Third, litigants are bringing claims to prevent energy activity on the basis that such activity will impact the ability of local communities to enjoy human rights. For example, Greenpeace and an environmental group called Nature and Youth have filed a lawsuit against the Norwegian Ministry of Petroleum and Energy challenging licenses issued in 2015 that permitted international energy majors to drill for oil and gas in the artic. The litigants allege that such activity will cause climate change and violate Norway’s constitution, which guarantees the right of its citizens to a healthy environment. The Norwegian court heard oral arguments during the week of November 13, 2017.

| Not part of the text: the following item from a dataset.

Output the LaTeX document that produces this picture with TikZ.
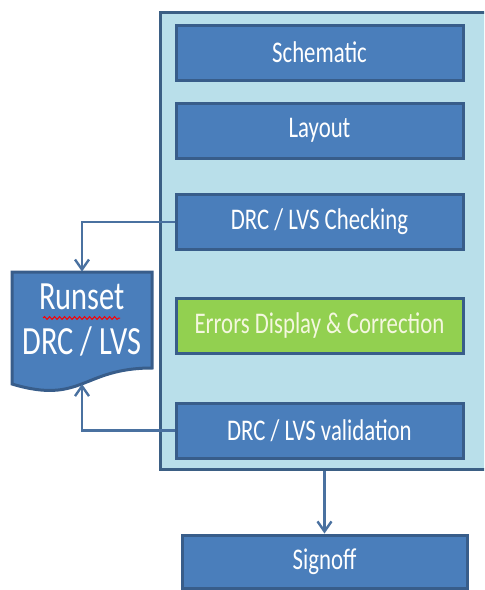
\documentclass[tikz,border=0pt]{standalone}
\usepackage{fontspec}
\setmainfont{Carlito}[FakeStretch=0.76]
\usetikzlibrary{positioning,fit,arrows.meta,decorations.pathmorphing}
\definecolor{boxblue}{HTML}{4A7EBB}
\definecolor{edgeblue}{HTML}{385D8A}
\definecolor{panelblue}{HTML}{B9DFEA}
\definecolor{panelline}{HTML}{3B5F84}
\definecolor{errgreen}{HTML}{92D050}
\definecolor{errtext}{HTML}{F4F7DF}
\definecolor{wireblue}{HTML}{4A71A0}

\begin{document}
\begin{tikzpicture}[x=0.5pt,y=-0.5pt,
    stage/.style={draw=edgeblue, line width=1.5pt, fill=boxblue, text=white,
        minimum width=143.5pt, minimum height=27.5pt, inner sep=0pt,
        font=\fontsize{15}{18}\selectfont},
    wire/.style={draw=wireblue, line width=1.2pt, -{Straight Barb[length=5pt,width=7pt]}}]
    \useasboundingbox (0,0) rectangle (484,590);
    \clip (0,0) rectangle (484,590);
    % main flow panel
    \coordinate (ptl) at (160,12);
    \coordinate (pbr) at (530,469);
    \node[fit=(ptl)(pbr), inner sep=0pt, draw=panelline, line width=1.5pt, fill=panelblue] (panel) {};
    \node[stage] (schem) at (319.5,52.5) {Schematic};
    \node[stage] (layout) at (319.5,130.5) {Layout};
    \node[stage] (check) at (319.5,222) {DRC / LVS Checking};
    \node[stage, fill=errgreen, text=errtext] (errors) at (319.5,325.5) {Errors Display \& Correction};
    \node[stage] (valid) at (319.5,430.5) {DRC / LVS validation};
    \node[stage, minimum width=142.5pt, minimum height=26.5pt] (signoff) at (324.5,561.5) {Signoff};
    % runset document
    \filldraw[fill=boxblue, draw=edgeblue, line width=1.5pt]
        (12,272) -- (152,272) -- (152,368) .. controls (82,368) and (82,405) .. (12,384) -- cycle;
    \node[minimum width=70pt, minimum height=48pt, inner sep=0pt, align=center, text=white,
        font=\fontsize{20}{22.5}\selectfont] (runset) at (82,320) {Runset\\DRC / LVS};
    \draw[red, line width=0.5pt, decorate, decoration={snake, amplitude=0.7pt, segment length=2.5pt}]
        (43,318) -- (120,318);
    \coordinate (runbot) at (82,384);
    % connectors
    \draw[wire] (check.west) -| (runset.north);
    \draw[wire] (valid.west) -| (runbot);
    \draw[wire] (signoff.north |- panel.south) -- (signoff.north);
\end{tikzpicture}
\end{document}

Fourth, claims are being filed with the National Contact Point (“NCP”) that OECD Member States have set up pursuant to the OECD Guidelines for Multinational Enterprises issued initially by the OECD in 2000. For example, in May 2017, four NGOs based in the Netherlands filed a formal complaint against a global bank headquartered in the Netherlands with the Dutch NCP, accusing the bank of violating the OECD Guidelines. The NGO alleged that its research showed that the bank invested eight times more in fossil industries compared to loans made to sustainable energy companies, and that bank planned to finance four new coal power plants in countries such as Indonesia and the Dominican Republic. The NGOs alleged that such actions violated several articles of the OECD Guidelines, particularly those relating to disclosure of environmental harms, as the bank did not report about its indirect product emissions. The Dutch NCP is investigating the complaint.
Conclusion: Increasingly, litigants are filing claims before a variety of courts and tribunals (such as a NCP in an OECD Member State, a national Human Rights Commission, and, of course, national courts) seeking to hold energy companies and investors in the energy industry accountable for their business activities that have resulted in climate change that allegedly has adversely impacted the human rights of individuals and communities. These lawsuits contain rights-based claims, in which litigants allege that the activities of energy companies have brought about climate change that in turn has affected the enjoyment of their rights.
This is not a surprising development. Significant focus has been paid to the compliance of businesses with human rights since the Human Rights Council endorsed the UN Guiding Principles on Business and Human Rights in 2011. Energy companies must undertake adequate human rights due diligence into all aspects of business operations (pursuant to the UN Guiding Principles, the OECD Guidelines, and regional or national reporting laws). Failing to do so entails significant risk, both legal and reputational.